WHAT TO PRODUCE
Extract everything from the first line through the line with "var binWidth = 0.05;", both ends included, except for any pictures.

DATASET SECTION
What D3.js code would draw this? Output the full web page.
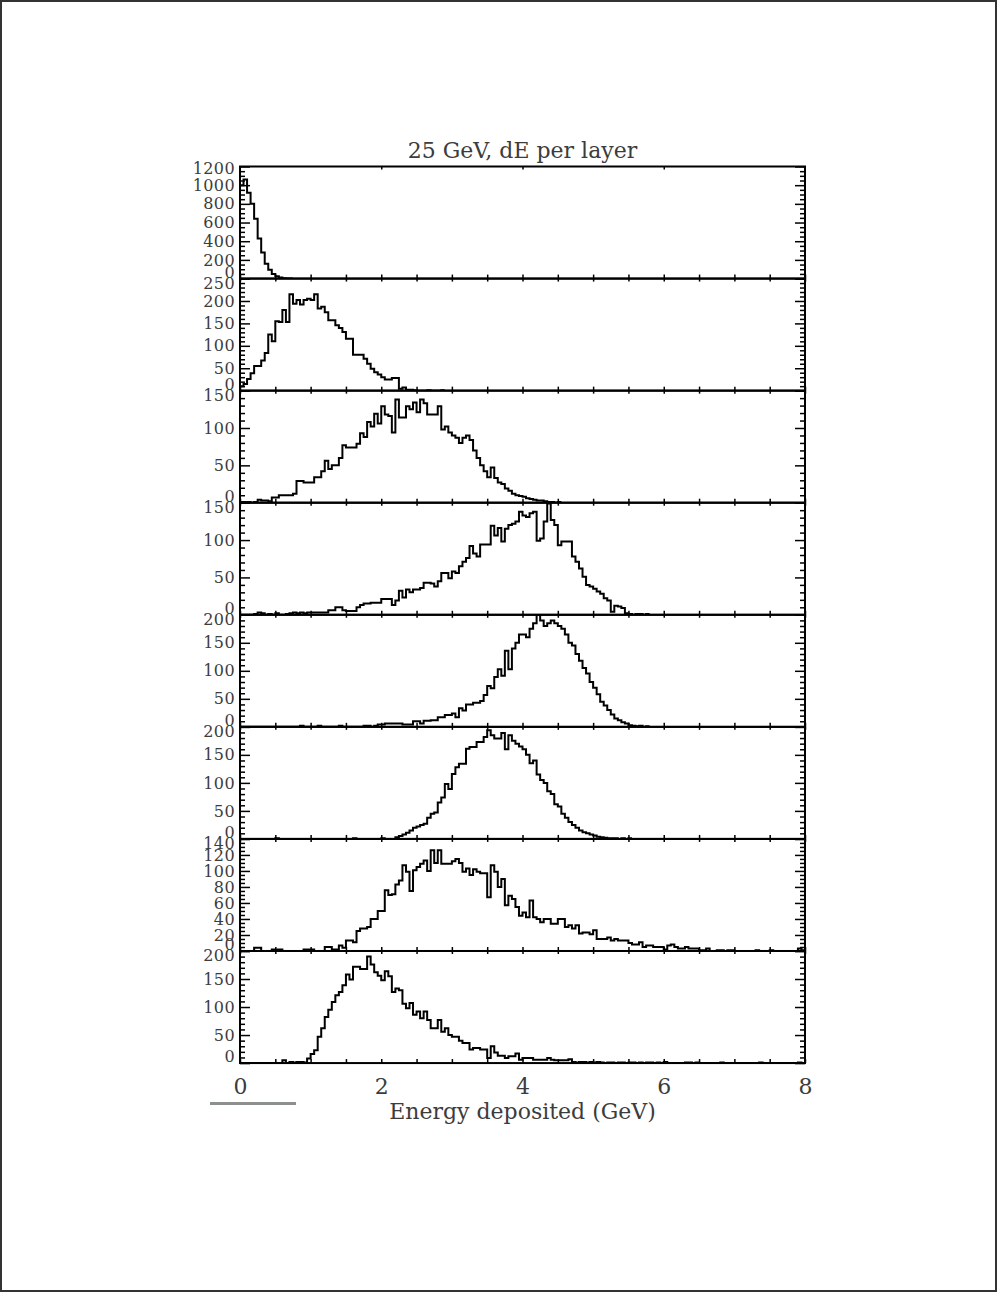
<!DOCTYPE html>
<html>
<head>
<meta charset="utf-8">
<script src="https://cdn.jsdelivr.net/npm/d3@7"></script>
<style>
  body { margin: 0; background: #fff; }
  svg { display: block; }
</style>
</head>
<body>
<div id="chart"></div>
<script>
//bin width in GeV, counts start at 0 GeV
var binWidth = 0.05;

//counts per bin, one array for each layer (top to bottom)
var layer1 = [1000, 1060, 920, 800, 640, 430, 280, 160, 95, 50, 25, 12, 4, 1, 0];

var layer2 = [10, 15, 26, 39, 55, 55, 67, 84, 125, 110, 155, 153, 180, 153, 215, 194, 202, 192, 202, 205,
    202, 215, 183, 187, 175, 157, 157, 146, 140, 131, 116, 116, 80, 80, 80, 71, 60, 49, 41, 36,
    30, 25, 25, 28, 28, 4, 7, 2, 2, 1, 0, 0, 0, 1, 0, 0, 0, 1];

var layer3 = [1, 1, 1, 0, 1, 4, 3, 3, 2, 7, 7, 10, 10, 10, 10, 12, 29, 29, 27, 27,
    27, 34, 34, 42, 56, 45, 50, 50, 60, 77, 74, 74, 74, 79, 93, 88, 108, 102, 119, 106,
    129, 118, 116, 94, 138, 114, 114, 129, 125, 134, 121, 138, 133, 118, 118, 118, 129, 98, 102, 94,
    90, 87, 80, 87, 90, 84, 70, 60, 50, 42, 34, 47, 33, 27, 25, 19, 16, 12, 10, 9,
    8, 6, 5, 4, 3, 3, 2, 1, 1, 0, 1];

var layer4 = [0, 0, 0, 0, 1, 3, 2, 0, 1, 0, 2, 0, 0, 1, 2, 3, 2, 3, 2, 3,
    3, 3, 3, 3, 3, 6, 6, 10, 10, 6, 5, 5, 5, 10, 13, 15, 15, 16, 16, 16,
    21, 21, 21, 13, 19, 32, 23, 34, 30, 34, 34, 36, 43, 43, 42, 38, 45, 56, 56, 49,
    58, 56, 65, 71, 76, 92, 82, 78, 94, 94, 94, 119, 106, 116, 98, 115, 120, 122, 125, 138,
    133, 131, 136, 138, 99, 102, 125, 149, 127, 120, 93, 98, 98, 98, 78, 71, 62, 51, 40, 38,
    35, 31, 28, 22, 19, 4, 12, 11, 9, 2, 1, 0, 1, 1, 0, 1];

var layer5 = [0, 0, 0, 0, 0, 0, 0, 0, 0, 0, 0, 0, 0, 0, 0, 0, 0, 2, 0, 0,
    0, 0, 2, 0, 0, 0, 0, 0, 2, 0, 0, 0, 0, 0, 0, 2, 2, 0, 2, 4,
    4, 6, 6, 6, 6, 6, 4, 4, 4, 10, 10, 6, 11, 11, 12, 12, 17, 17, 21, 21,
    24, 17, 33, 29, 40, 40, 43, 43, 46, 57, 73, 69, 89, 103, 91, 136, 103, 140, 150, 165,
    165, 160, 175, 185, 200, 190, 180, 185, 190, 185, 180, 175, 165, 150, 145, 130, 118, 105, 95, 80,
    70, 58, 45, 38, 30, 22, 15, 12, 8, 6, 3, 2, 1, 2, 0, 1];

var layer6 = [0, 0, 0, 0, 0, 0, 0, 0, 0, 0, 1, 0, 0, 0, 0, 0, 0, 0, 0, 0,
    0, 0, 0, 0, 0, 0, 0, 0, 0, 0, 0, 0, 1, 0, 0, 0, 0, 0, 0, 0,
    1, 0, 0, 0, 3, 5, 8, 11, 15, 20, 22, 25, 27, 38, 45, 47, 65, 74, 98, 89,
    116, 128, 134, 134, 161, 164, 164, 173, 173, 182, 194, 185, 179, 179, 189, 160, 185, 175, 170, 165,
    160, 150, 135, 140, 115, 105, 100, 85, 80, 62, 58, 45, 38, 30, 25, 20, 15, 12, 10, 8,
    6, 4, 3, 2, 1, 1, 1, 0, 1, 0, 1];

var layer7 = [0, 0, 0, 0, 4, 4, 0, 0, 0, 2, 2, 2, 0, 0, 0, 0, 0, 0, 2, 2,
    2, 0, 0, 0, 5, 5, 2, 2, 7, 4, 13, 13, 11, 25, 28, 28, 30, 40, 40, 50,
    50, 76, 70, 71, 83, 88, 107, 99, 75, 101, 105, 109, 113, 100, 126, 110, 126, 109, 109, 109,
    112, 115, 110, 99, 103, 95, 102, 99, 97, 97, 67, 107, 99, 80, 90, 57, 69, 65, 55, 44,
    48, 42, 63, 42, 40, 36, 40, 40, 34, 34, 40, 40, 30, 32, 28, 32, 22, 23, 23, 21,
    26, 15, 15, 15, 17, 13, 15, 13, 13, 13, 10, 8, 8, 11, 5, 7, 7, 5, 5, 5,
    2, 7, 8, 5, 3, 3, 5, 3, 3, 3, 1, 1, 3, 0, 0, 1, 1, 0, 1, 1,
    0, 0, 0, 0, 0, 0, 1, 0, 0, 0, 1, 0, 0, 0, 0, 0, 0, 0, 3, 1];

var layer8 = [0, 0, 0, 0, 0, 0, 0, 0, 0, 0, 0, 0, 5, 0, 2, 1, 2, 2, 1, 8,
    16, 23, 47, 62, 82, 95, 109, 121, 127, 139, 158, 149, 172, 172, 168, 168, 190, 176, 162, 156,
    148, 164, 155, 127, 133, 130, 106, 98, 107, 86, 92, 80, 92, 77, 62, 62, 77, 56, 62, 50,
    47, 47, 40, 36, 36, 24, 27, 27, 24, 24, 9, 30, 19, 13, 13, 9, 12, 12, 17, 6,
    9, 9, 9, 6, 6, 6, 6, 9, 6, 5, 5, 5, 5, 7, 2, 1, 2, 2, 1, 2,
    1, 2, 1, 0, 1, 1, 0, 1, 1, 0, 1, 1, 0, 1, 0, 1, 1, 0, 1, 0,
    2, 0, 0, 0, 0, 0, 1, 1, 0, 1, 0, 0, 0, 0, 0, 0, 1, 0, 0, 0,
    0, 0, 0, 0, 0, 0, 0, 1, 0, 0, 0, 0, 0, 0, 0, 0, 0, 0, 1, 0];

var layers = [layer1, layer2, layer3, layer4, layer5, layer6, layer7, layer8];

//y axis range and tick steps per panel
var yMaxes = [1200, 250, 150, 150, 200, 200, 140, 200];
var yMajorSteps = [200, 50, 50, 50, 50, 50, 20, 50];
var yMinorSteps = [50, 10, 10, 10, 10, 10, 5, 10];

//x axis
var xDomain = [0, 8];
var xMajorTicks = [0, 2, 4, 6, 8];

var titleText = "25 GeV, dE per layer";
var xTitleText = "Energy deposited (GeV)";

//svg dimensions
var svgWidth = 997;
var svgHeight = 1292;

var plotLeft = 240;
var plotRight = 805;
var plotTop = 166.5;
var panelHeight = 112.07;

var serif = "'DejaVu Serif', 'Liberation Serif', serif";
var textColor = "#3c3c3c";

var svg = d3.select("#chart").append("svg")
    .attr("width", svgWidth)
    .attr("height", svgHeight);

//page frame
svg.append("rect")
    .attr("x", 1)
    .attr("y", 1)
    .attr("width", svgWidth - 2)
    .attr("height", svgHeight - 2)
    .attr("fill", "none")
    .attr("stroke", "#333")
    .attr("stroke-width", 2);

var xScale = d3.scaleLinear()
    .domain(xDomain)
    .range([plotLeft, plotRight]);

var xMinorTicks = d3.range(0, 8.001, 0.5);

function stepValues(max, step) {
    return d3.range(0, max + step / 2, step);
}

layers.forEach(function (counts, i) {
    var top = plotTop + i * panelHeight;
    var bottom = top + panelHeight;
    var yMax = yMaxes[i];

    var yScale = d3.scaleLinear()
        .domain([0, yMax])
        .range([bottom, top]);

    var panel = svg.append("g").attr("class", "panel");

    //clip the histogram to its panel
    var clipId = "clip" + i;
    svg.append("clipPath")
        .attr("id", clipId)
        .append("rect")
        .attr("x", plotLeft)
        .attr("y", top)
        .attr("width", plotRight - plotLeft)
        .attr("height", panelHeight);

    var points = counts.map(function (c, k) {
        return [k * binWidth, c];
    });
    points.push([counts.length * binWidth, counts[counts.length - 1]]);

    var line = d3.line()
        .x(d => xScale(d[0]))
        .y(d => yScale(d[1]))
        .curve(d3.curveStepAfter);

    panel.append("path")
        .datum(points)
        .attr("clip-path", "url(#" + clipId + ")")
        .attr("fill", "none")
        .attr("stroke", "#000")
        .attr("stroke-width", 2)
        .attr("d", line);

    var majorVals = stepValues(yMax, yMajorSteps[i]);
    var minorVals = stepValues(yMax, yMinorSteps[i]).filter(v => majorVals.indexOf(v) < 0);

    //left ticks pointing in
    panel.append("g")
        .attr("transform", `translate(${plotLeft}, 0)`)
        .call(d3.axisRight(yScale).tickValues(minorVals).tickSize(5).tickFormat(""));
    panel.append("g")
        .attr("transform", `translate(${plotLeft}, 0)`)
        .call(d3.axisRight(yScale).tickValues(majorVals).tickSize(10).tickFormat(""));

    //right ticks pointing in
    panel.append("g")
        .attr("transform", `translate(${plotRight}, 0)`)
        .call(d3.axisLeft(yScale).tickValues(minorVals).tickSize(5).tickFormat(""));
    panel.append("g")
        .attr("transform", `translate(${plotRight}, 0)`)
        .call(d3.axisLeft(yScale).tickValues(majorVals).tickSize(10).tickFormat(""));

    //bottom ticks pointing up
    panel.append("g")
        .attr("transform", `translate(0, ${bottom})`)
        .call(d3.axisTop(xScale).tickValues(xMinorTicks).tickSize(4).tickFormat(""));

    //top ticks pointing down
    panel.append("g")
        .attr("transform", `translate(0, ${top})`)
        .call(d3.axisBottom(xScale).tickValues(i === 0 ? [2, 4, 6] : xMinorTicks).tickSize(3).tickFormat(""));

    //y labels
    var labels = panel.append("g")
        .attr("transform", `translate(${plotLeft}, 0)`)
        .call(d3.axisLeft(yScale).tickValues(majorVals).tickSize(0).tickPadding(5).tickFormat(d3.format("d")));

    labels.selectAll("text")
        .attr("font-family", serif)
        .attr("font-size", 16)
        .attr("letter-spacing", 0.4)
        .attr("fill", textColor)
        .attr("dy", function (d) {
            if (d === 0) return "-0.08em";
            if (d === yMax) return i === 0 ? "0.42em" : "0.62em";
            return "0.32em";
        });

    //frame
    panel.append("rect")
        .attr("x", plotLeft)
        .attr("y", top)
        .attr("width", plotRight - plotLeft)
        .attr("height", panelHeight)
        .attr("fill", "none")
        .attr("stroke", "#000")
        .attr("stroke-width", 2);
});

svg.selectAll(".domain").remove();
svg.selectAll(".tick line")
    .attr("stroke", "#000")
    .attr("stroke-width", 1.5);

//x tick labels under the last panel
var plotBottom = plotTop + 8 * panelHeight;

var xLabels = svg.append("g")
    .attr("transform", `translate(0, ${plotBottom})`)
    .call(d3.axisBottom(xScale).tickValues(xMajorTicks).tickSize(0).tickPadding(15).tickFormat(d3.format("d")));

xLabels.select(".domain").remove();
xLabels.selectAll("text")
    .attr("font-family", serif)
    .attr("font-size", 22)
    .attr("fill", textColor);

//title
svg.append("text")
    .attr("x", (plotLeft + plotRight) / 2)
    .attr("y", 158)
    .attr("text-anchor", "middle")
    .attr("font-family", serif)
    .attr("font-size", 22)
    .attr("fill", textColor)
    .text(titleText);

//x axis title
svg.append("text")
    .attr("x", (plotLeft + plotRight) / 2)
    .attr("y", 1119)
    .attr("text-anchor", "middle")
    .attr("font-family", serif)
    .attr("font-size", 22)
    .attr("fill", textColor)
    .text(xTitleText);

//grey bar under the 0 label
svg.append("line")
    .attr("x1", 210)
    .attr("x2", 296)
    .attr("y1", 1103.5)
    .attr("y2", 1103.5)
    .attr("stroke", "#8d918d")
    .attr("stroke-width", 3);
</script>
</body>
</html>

SOLUTION TO THIS TASK
What D3.js code would draw this? Output the full web page.
<!DOCTYPE html>
<html>
<head>
<meta charset="utf-8">
<script src="https://cdn.jsdelivr.net/npm/d3@7"></script>
<style>
  body { margin: 0; background: #fff; }
  svg { display: block; }
</style>
</head>
<body>
<div id="chart"></div>
<script>
//bin width in GeV, counts start at 0 GeV
var binWidth = 0.05;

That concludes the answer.